Les piques d’Abdelilah Benkirane, le chef de file islamiste du PJD contre son adversaire libéral du RNI, Salaheddine Mezouar, se multiplient. A mesure que la date des législatives anticipées du 25 novembre se rapproche, les invectives deviennent méchantes, voire blessantes. Sont-elles le signe avant-coureur d’une rivalité électorale au finish entre les deux formations ? Possible, même s’il est très hasardeux de faire des pronostics face à un électorat éclaté, doublé d’une propension à l’abstention, elle-même nourrie par l’impéritie chronique du personnel politique. La tonalité acerbe de Benkirane contre Mezouar est en tout cas le signe d’une lutte sans merci qui s’annonce entre les deux formations. Le turbulent chef islamiste sait que le RNI ne sera pas un adversaire facile. Adossé à une coalition de huit partis, qui compte dans ses rangs le PAM de Fouad Ali El Himma, le RNI tentera de jouer toutes ses cartes et défendra crânement ses chances. Contrairement au PJD, faiblement implanté dans les campagnes, le parti de Mezouar peut compter sur ses  relais traditionnels dans l’arrière-pays et sur des baronnies locales enracinées. S’il arrive premier le 25 novembre, le RNI n’aura ainsi  pas de grandes difficultés à former un gouvernement. Son patron, Salaheddine Mezouar, le ministre des finances dans le gouvernement sortant, dispose d’une incontestable expérience après avoir piloté l’industrie et le commerce. En face, Abdelilah Benkirane , un brin prétentieux, ne cache pas les ambitions gouvernementales de son parti. Benkirane a commencé par rassurer à gauche et à droite, il a rencontré les opérateurs économiques et des associations féminines et a tenu à mettre en avant  le côté « fréquentable » du PJD. Enfin, le PJD bénéficie d’un contexte régional favorable aux partis islamistes.

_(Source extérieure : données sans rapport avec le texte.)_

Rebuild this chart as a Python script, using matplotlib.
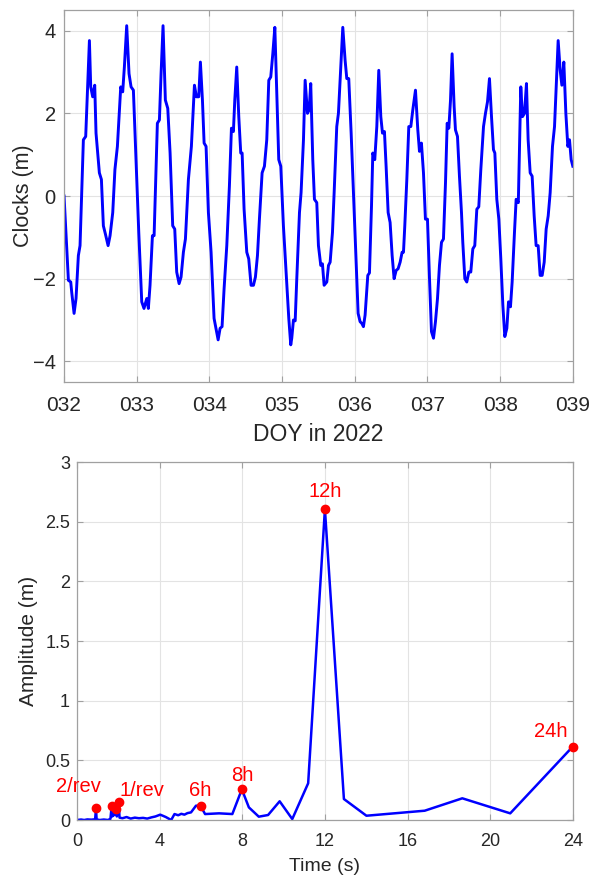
import matplotlib
matplotlib.use("Agg")
import matplotlib.pyplot as plt
import numpy as np

plt.rcParams['font.family'] = ['Liberation Sans', 'DejaVu Sans']

# ---- top panel: clock series (day offset from DOY 032, metres)
doy = [0.0, 0.06, 0.092, 0.105, 0.138, 0.165, 0.197, 0.22, 0.266, 0.298, 0.349, 0.367, 0.394, 0.422,
       0.44, 0.486, 0.514, 0.541, 0.569, 0.606, 0.633, 0.67, 0.70, 0.734, 0.78, 0.807, 0.83, 0.862,
       0.894, 0.922, 0.954, 0.99, 1.028, 1.069, 1.10, 1.138, 1.16, 1.183, 1.216, 1.239, 1.284, 1.312,
       1.335, 1.362, 1.394, 1.427, 1.459, 1.495, 1.523, 1.55, 1.583, 1.61, 1.642, 1.67, 1.711, 1.752,
       1.794, 1.821, 1.853, 1.876, 1.904, 1.927, 1.954, 1.986, 2.023, 2.064, 2.12, 2.147, 2.174, 2.202,
       2.239, 2.275, 2.303, 2.33, 2.349, 2.376, 2.404, 2.431, 2.45, 2.477, 2.514, 2.541, 2.573, 2.606,
       2.633, 2.661, 2.688, 2.725, 2.757, 2.789, 2.817, 2.844, 2.872, 2.90, 2.927, 2.954, 2.982, 3.018,
       3.055, 3.092, 3.119, 3.133, 3.156, 3.18, 3.202, 3.239, 3.261, 3.294, 3.317, 3.349, 3.372, 3.394,
       3.422, 3.445, 3.477, 3.50, 3.532, 3.555, 3.578, 3.615, 3.638, 3.661, 3.693, 3.716, 3.752, 3.775,
       3.798, 3.835, 3.867, 3.89, 3.917, 3.95, 3.982, 4.014, 4.046, 4.073, 4.096, 4.119, 4.142, 4.179,
       4.202, 4.23, 4.248, 4.275, 4.303, 4.33, 4.358, 4.381, 4.408, 4.431, 4.459, 4.486, 4.514, 4.541,
       4.569, 4.596, 4.624, 4.651, 4.67, 4.688, 4.716, 4.743, 4.771, 4.798, 4.835, 4.867, 4.89, 4.917,
       4.945, 4.972, 5.0, 5.028, 5.055, 5.083, 5.11, 5.138, 5.165, 5.193, 5.22, 5.248, 5.271, 5.294,
       5.317, 5.339, 5.367, 5.385, 5.413, 5.44, 5.468, 5.486, 5.514, 5.541, 5.569, 5.596, 5.624, 5.651,
       5.679, 5.706, 5.734, 5.771, 5.798, 5.826, 5.853, 5.881, 5.908, 5.927, 5.954, 5.982, 6.009, 6.037,
       6.064, 6.092, 6.115, 6.142, 6.165, 6.197, 6.22, 6.25, 6.284, 6.307, 6.335, 6.362, 6.385, 6.413,
       6.44, 6.468, 6.495, 6.523, 6.55, 6.578, 6.606, 6.633, 6.661, 6.688, 6.72, 6.748, 6.775, 6.798,
       6.826, 6.849, 6.876, 6.904, 6.931, 6.954, 6.977, 7.0]
clk = [0.0, -2.04, -2.08, -2.32, -2.84, -2.48, -1.44, -1.2, 1.36, 1.44, 3.76, 2.64, 2.4, 2.68,
       1.52, 0.56, 0.4, -0.72, -0.92, -1.2, -0.96, -0.4, 0.64, 1.2, 2.64, 2.52, 3.12, 4.12,
       2.96, 2.64, 2.56, 0.88, -0.88, -2.56, -2.72, -2.48, -2.72, -2.16, -0.96, -0.96, 1.76, 1.84,
       2.96, 4.12, 2.32, 2.12, 1.04, -0.72, -0.8, -1.84, -2.12, -1.96, -1.36, -1.04, 0.4, 1.2,
       2.68, 2.4, 2.4, 3.24, 2.32, 1.28, 1.2, -0.4, -1.36, -2.96, -3.48, -3.2, -3.16, -2.24,
       -1.2, 0.24, 1.64, 1.56, 2.32, 3.12, 1.92, 1.04, 1.04, -0.32, -1.36, -1.52, -2.16, -2.16,
       -1.96, -1.44, -0.56, 0.56, 0.72, 1.36, 2.8, 2.88, 3.44, 4.08, 2.48, 0.88, 0.72, -0.72,
       -1.84, -2.96, -3.6, -3.44, -3.0, -3.02, -2.0, -0.4, 0.08, 1.36, 2.8, 2.0, 2.08, 2.72,
       0.88, -0.08, -0.16, -1.2, -1.68, -1.64, -2.16, -2.08, -1.68, -1.6, -0.88, 0.08, 1.68, 2.0,
       2.8, 4.08, 3.28, 2.84, 2.84, 1.52, 0.08, -1.36, -2.84, -3.04, -3.08, -3.16, -2.88, -1.92,
       -1.86, -0.24, 1.04, 0.88, 1.68, 3.04, 1.92, 1.52, 1.56, 0.72, -0.4, -0.64, -1.44, -2.0,
       -1.8, -1.76, -1.6, -1.36, -1.36, -0.72, 0.4, 1.68, 1.68, 2.08, 2.56, 1.6, 1.08, 1.28,
       0.56, -0.56, -0.56, -2.0, -3.28, -3.44, -3.04, -2.48, -1.68, -1.12, -1.04, 0.32, 1.76, 1.64,
       2.32, 3.44, 2.16, 1.6, 1.44, 0.48, -0.4, -1.12, -2.0, -2.08, -1.84, -1.84, -1.28, -1.2,
       -0.32, -0.26, 0.64, 1.68, 2.0, 2.28, 2.84, 1.92, 1.12, 1.04, -0.08, -0.56, -1.52, -2.64,
       -3.4, -3.2, -2.56, -2.68, -2.08, -0.88, -0.08, -0.16, 2.64, 1.92, 2.0, 2.72, 1.36, 0.56,
       0.48, -0.48, -1.2, -1.2, -1.92, -1.92, -1.6, -0.8, -0.48, 0.08, 1.2, 1.68, 2.8, 3.76,
       3.04, 2.68, 3.24, 2.0, 1.2, 1.36, 0.88, 0.72]

doy_ticks = [32, 33, 34, 35, 36, 37, 38, 39]

# ---- bottom panel: amplitude spectrum (period h, amplitude m)
period = [0.0, 0.2, 0.35, 0.5, 0.7, 0.88, 0.92, 0.95, 1.1, 1.3, 1.5, 1.62, 1.68, 1.71, 1.75, 1.79,
          1.84, 1.89, 1.93, 1.97, 2.02, 2.06, 2.2, 2.4, 2.6, 2.8, 3.0, 3.2, 3.4, 3.6, 3.8, 4.03,
          4.3, 4.56, 4.72, 4.9, 5.05, 5.2, 5.35, 5.52, 5.76, 5.98, 6.2, 6.88, 7.52, 7.98, 8.32,
          8.8, 9.25, 9.81, 10.42, 11.19, 12.0, 12.92, 14.01, 16.83, 18.65, 20.97, 24.0]
amp = [0.0, 0.004, 0.0, 0.005, 0.003, 0.006, 0.098, 0.005, 0.0, 0.004, 0.0, 0.01, 0.117, 0.03, 0.10, 0.04,
       0.11, 0.092, 0.03, 0.12, 0.151, 0.02, 0.015, 0.025, 0.012, 0.02, 0.015, 0.018, 0.012, 0.022, 0.03, 0.045,
       0.025, 0.0, 0.05, 0.04, 0.052, 0.045, 0.058, 0.064, 0.12, 0.12, 0.05, 0.056, 0.05, 0.257, 0.106,
       0.028, 0.042, 0.157, 0.008, 0.308, 2.605, 0.176, 0.036, 0.078, 0.182, 0.056, 0.616]

peak_period = [0.92, 1.68, 1.89, 2.02, 5.98, 7.98, 12.0, 24.0]
peak_amp = [0.098, 0.117, 0.092, 0.151, 0.12, 0.257, 2.605, 0.616]

labels = ['2/rev', '1/rev', '6h', '8h', '12h', '24h']
label_xy = [(0.06, 0.285), (3.13, 0.25), (5.98, 0.245), (7.98, 0.377), (12.0, 2.75), (22.95, 0.74)]

txt = '#262626'
edge = '#a0a0a0'

fig = plt.figure(figsize=(5.93, 8.76), dpi=100)
ax1 = fig.add_axes([0.108, 0.5639, 0.858, 0.4247])
ax2 = fig.add_axes([0.1298, 0.0639, 0.8362, 0.4087])

# top
ax1.plot(np.array(doy) + 32, clk, color='#0000ff', lw=2.1)
ax1.set_xlim(32, 39)
ax1.set_ylim(-4.5, 4.5)
ax1.set_xticks(doy_ticks)
ax1.set_xticklabels(['%03d' % d for d in doy_ticks], fontsize=15)
ax1.set_yticks([-4, -2, 0, 2, 4])
ax1.tick_params(axis='y', labelsize=14.5, pad=6)
ax1.tick_params(axis='x', pad=10)
ax1.set_xlabel('DOY in 2022', fontsize=16.5, color=txt, labelpad=6)
ax1.set_ylabel('Clocks (m)', fontsize=15.5, color=txt, labelpad=-1)

# bottom
ax2.plot(period, amp, color='#0000ff', lw=1.8)
ax2.plot(peak_period, peak_amp, 'o', color='#ff0000', ms=6, zorder=5, clip_on=False)
for s, (x, y) in zip(labels, label_xy):
    ax2.text(x, y, s, color='#ff0000', fontsize=14.5, ha='center', va='center')
ax2.set_xlim(0, 24)
ax2.set_ylim(0, 3)
ax2.set_xticks([0, 4, 8, 12, 16, 20, 24])
ax2.set_yticks([0, 0.5, 1, 1.5, 2, 2.5, 3])
ax2.set_yticklabels(['0', '0.5', '1', '1.5', '2', '2.5', '3'])
ax2.tick_params(labelsize=13)
ax2.tick_params(axis='x', pad=9)
ax2.tick_params(axis='y', pad=5)
ax2.set_xlabel('Time (s)', fontsize=14, color=txt, labelpad=6)
ax2.set_ylabel('Amplitude (m)', fontsize=15, color=txt, labelpad=5)

for ax in (ax1, ax2):
    ax.grid(True, color='#e3e3e3', lw=0.8)
    ax.set_axisbelow(True)
    ax.tick_params(direction='in', top=True, right=True, colors=edge, labelcolor=txt, length=4)
    for sp in ax.spines.values():
        sp.set_color(edge)
        sp.set_linewidth(0.9)

fig.savefig('out.png', dpi=100)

Le Printemps arabe est passé par là et certains semblent penser que les marocains voudront s’essayer à la solution islamiste, comme en Tunisie. Mais à la grande différence de la Tunisie où le parti islamiste Ennahda a été systématiquement réprimé sous le régime Ben Ali et ses dirigeants jetés en prison ou forcés à l’exil, le PJD est loin de cette configuration.

Il a été très tôt associé à la gestion de la chose publique et représente actuellement la première force d’opposition dans le parlement sortant. Saura-t-il opérer une bonne transition en cas de victoire le 25 novembre ? Vu l’atomisation du champ politique et l’inconnue de la participation, il sera forcément amené à rechercher d’incontournables alliances au sein des autres partis en présence.Ces derniers, qui ne semblent considérer l’option de s’allier avec le PJD que s’ils se bouchaient le nez avec une pince à linge, craignent de n’être  emportés par la spirale populiste des islamistes, et sont surtout sceptique quant à la faisabilité d’un programme économique que plusieurs économistes ont jugé peu »crédible ». Il faut dire que sur ce terrain, le RNI, taxé souvent de parti de la bourgeoisie dispose incontestablement de plus de savoir-faire, et serait probablement plus à même de piloter une politique économique avantageuse pur le royaume.